Simon Birmingham: Well, I don't think we should speculate or exaggerate the potential there. I guess the question you just asked me before the fact that Russia pursuing this invasion, but Ukraine is not a member of NATO, and so other countries have not responded by putting troops on the ground and providing those sorts of support mean that that type of escalation would seem highly unlikely. But what none of us know is what President Putin's ultimate objectives are and how far he would seek to push this. And that is that is the risk when we're dealing with dictators and autocrats in this sort of way. I mean, many of us grew up as the idea through the period of glasnost and the falling breaking of the Berlin Wall and the opening up of countries and economies, and a period of real hope that these sorts of conflicts and wars were behind us. And to now be in an environment where we see Europe with war happening on the continent again, with Russia behaving in this way with China and the attacks they've undertaken on their own people, the undermining of rights in Hong Kong and the militarisation of the South China Sea, these are all pointers to a much more troubling times than we had been expecting or hoping over the previous decades.
Narelle Graham: You and Prime Minister Scott Morrison met with the Australian Ukrainian community this morning. What did they ask of you?

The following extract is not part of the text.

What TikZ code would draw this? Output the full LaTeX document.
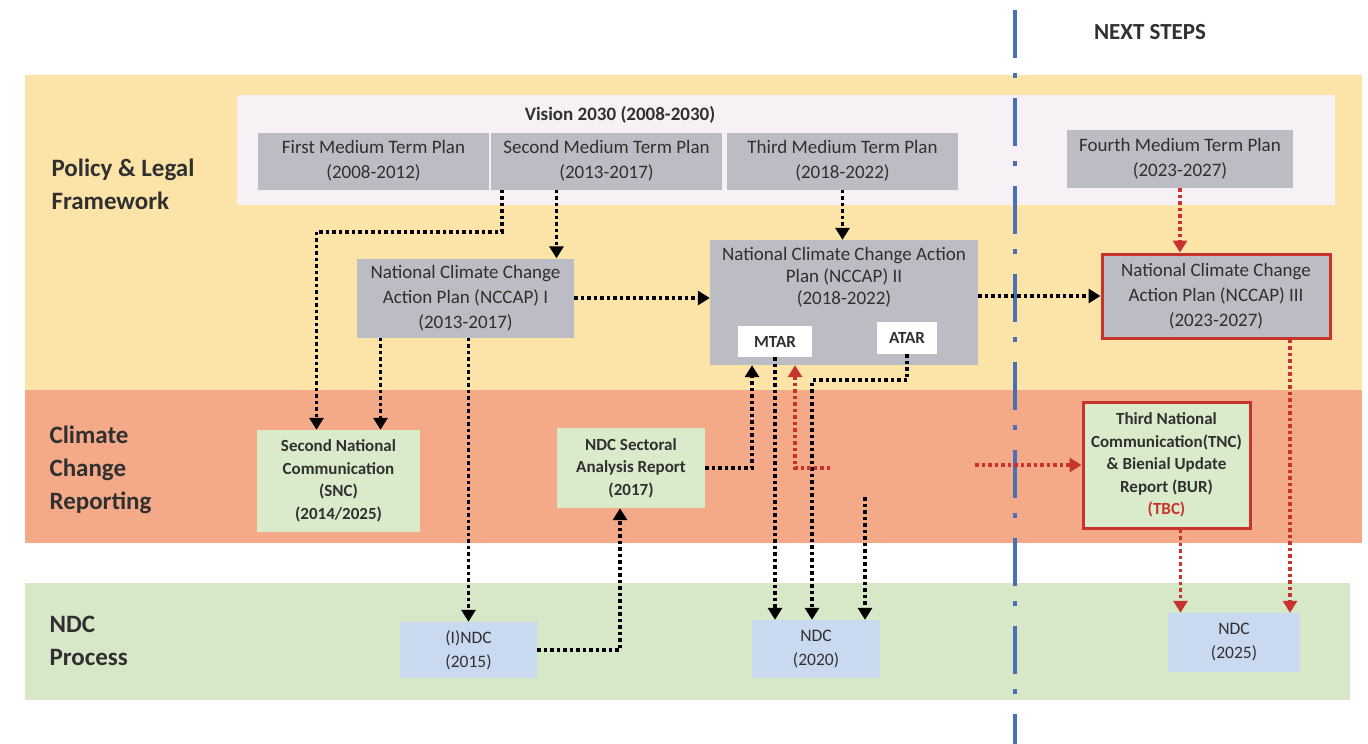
\documentclass[tikz,border=0pt]{standalone}
\usepackage{fontspec}
\setmainfont{Carlito}
\usepackage{tikz}
\usetikzlibrary{arrows.meta, positioning, calc}
\usepackage{xcolor}
\definecolor{bandyellow}{HTML}{FCE3A7}
\definecolor{bandorange}{HTML}{F4AA88}
\definecolor{bandgreen}{HTML}{D7E8C9}
\definecolor{visionbg}{HTML}{F7F1F5}
\definecolor{boxgray}{HTML}{BCBCC4}
\definecolor{boxgreen}{HTML}{DAEBCB}
\definecolor{boxblue}{HTML}{C9D9EF}
\definecolor{redaccent}{HTML}{C7332D}
\definecolor{sepblue}{HTML}{4A6FB5}
\definecolor{textgray}{HTML}{303030}

\tikzset{
  planbox/.style={fill=boxgray, text=textgray, align=center, inner sep=2pt, font=\fontsize{19}{25}\selectfont},
  reportbox/.style={fill=boxgreen, text=textgray, align=center, inner sep=2pt, font=\bfseries\fontsize{17}{22.5}\selectfont},
  ndcbox/.style={fill=boxblue, text=textgray, align=center, inner sep=2pt, font=\fontsize{17.5}{24}\selectfont},
  tagbox/.style={fill=white, text=textgray, align=center, inner sep=2pt, font=\bfseries\fontsize{17}{20}\selectfont},
  nextbox/.style={draw=redaccent, line width=3pt},
  bandlabel/.style={anchor=west, align=left, text=textgray, font=\bfseries\fontsize{25}{33}\selectfont},
  flow/.style={line width=3.8pt, dash pattern=on 3.5pt off 3pt, -{Triangle[width=14pt,length=12pt]}},
  redflow/.style={flow, draw=redaccent, -{Triangle[width=14pt,length=12pt,fill=redaccent]}},
  sepline/.style={draw=sepblue, line width=4pt, dash pattern=on 48pt off 15pt on 5pt off 20pt}
}

\begin{document}
\begin{tikzpicture}[x=1pt, y=-1pt]
  \useasboundingbox[fill=white] (0,0) rectangle (1368,744);

  % bands
  \fill[bandyellow] (25,75) rectangle (1362,390);
  \fill[bandorange] (25,390) rectangle (1362,543);
  \fill[bandgreen] (25,583) rectangle (1350,700);
  \fill[visionbg] (237,95) rectangle (1335,205);

  \node[bandlabel] (policylbl) at (48,184) {Policy \& Legal\\Framework};
  \node[bandlabel] (reportlbl) at (46,470) {Climate\\Change\\Reporting};
  \node[bandlabel] (ndclbl) at (46,641) {NDC\\Process};

  \draw[sepline] (1015,10) -- (1015,744);
  \node[text=textgray, font=\bfseries\fontsize{23}{26}\selectfont] (nextlbl) at (1150,32) {NEXT STEPS};

  % policy boxes
  \node[text=textgray, font=\bfseries\fontsize{19}{22}\selectfont] (vision) at (620,115) {Vision 2030 (2008-2030)};
  \node[planbox, minimum width=231pt, minimum height=57pt] (fmtp) at (373.5,161) {First Medium Term Plan\\(2008-2012)};
  \node[planbox, minimum width=231pt, minimum height=57pt] (smtp) at (606.5,161) {Second Medium Term Plan\\(2013-2017)};
  \node[planbox, minimum width=231pt, minimum height=57pt] (tmtp) at (842.5,161) {Third Medium Term Plan\\(2018-2022)};
  \node[planbox, minimum width=226pt, minimum height=58pt] (fourthmtp) at (1180,159) {Fourth Medium Term Plan\\(2023-2027)};

  \node[planbox, minimum width=217pt, minimum height=79pt] (nccap1) at (465.5,298) {National Climate Change\\Action Plan (NCCAP) I\\(2013-2017)};
  \node[planbox, minimum width=268pt, minimum height=125pt] (nccap2) at (844,302.5) {};
  \node[planbox, fill=none, anchor=north, font=\fontsize{19}{22}\selectfont] (nccap2txt) at ([yshift=-5pt]nccap2.north) {National Climate Change Action\\Plan (NCCAP) II\\(2018-2022)};
  \node[tagbox, minimum width=74pt, minimum height=31pt] (mtar) at (775,341.5) {MTAR};
  \node[tagbox, minimum width=60pt, minimum height=32pt] (atar) at (907,338) {ATAR};
  \node[planbox, nextbox, minimum width=228pt, minimum height=84pt] (nccap3) at (1216,296) {National Climate Change\\Action Plan (NCCAP) III\\(2023-2027)};

  % reporting boxes
  \node[reportbox, minimum width=163pt, minimum height=102pt] (snc) at (338.5,481) {Second National\\Communication\\(SNC)\\(2014/2025)};
  \node[reportbox, minimum width=148pt, minimum height=80pt] (sectoral) at (631,468) {NDC Sectoral\\Analysis Report\\(2017)};
  \node[reportbox, nextbox, minimum width=167pt, minimum height=126pt] (tnc) at (1166.5,465) {Third National\\Communication(TNC)\\\& Bienial Update\\Report (BUR)\\\textcolor{redaccent}{(TBC)}};

  % ndc boxes
  \node[ndcbox, minimum width=137pt, minimum height=56pt] (indc) at (468.5,650) {(I)NDC\\(2015)};
  \node[ndcbox, minimum width=128pt, minimum height=58pt] (ndc20) at (816,649) {NDC\\(2020)};
  \node[ndcbox, minimum width=132pt, minimum height=59pt] (ndc25) at (1234,642.5) {NDC\\(2025)};

  % turning points
  \coordinate (sncin) at ([xshift=-85pt]nccap1.south);
  \coordinate (sndin) at ([xshift=-50pt]smtp.south);
  \coordinate (secup) at ([xshift=-92pt]nccap2.south);
  \coordinate (redup) at ([xshift=20pt]mtar.south);
  \coordinate (redstub) at (830,468);
  \coordinate (loosetop) at (865,497);
  \coordinate (redtail) at (975,465);
  \coordinate (n3down) at ([xshift=74pt]nccap3.south);
  \coordinate (tncdown) at ([xshift=14pt]tnc.south);

  % connectors
  \draw[flow] ([xshift=11pt]smtp.south west) -- ++(0,42) -| ([xshift=-22pt]snc.north);
  \draw[flow] (sndin) -- (sndin |- nccap1.north);
  \draw[flow] (nccap1.east) -- (nccap1.east -| nccap2.west);
  \draw[flow] (sncin) -- (sncin |- snc.north);
  \draw[flow] (nccap1.south -| indc.north) -- (indc.north);
  \draw[flow] (indc.east) -| ([xshift=-11pt]sectoral.south);
  \draw[flow] (sectoral.east) -| (secup);
  \draw[flow] (mtar.south) -- (mtar.south |- ndc20.north);
  \draw[flow] (atar.south) -- ++(0,26) -| ([xshift=-4pt]ndc20.north);
  \draw[flow] (loosetop) -- (loosetop |- ndc20.north);
  \draw[flow] (tmtp.south) -- (tmtp.south |- nccap2.north);
  \draw[flow] (nccap3.west -| nccap2.east) -- (nccap3.west);
  \draw[redflow] (redstub) -| (redup |- nccap2.south);
  \draw[redflow] (redtail) -- (redtail -| tnc.west);
  \draw[redflow] (fourthmtp.south) -- (fourthmtp.south |- nccap3.north);
  \draw[redflow] (n3down) -- (n3down |- ndc25.north);
  \draw[redflow] (tncdown) -- (tncdown |- ndc25.north);
\end{tikzpicture}
\end{document}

Simon Birmingham: They asked us to be firm and clear in our language to call it out for what it is in terms of an assault and a war on Ukraine to make sure that we don't have any curry with this idea that there is any justification at all. And we've been very firm in that, and they asked us to keep pushing other nations in terms of sanctions. Australia will go as hard and as far as we can, acting in concert with others, as we've discussed before. Australia acting on our own in this space is not going to achieve terribly much given the limited scale of economic engagement between Australia and Russia. But we will continue to give maximum support to the US and other countries across the Americas and Europe to go as hard as they can in terms of those financial sanctions against individuals, those travel bans against individuals and extending that out. The prime minister has called for to financial transactions and systems that could really hurt and cripple financial transactions across Russia if the swift payment system were brought to a standstill for Russia or pressure. The Russian people will see in terms of the cancellation of major events that the Formula One Grand Prix should not go ahead in Russia and that we should see leadership from those international sporting organisations to extract the type of reaction from the Russian people that occurred. If we go back in time in South Africa dealing with apartheid, these sorts of responses can peacefully yield results. They may not do so in a matter of days, but over time they can apply the type of pressure that the best outcome.
Narelle Graham: Simon Birmingham, thank you. We'll have to leave it there, but I appreciate it.
Simon Birmingham: Thanks, Narelle. My pleasure.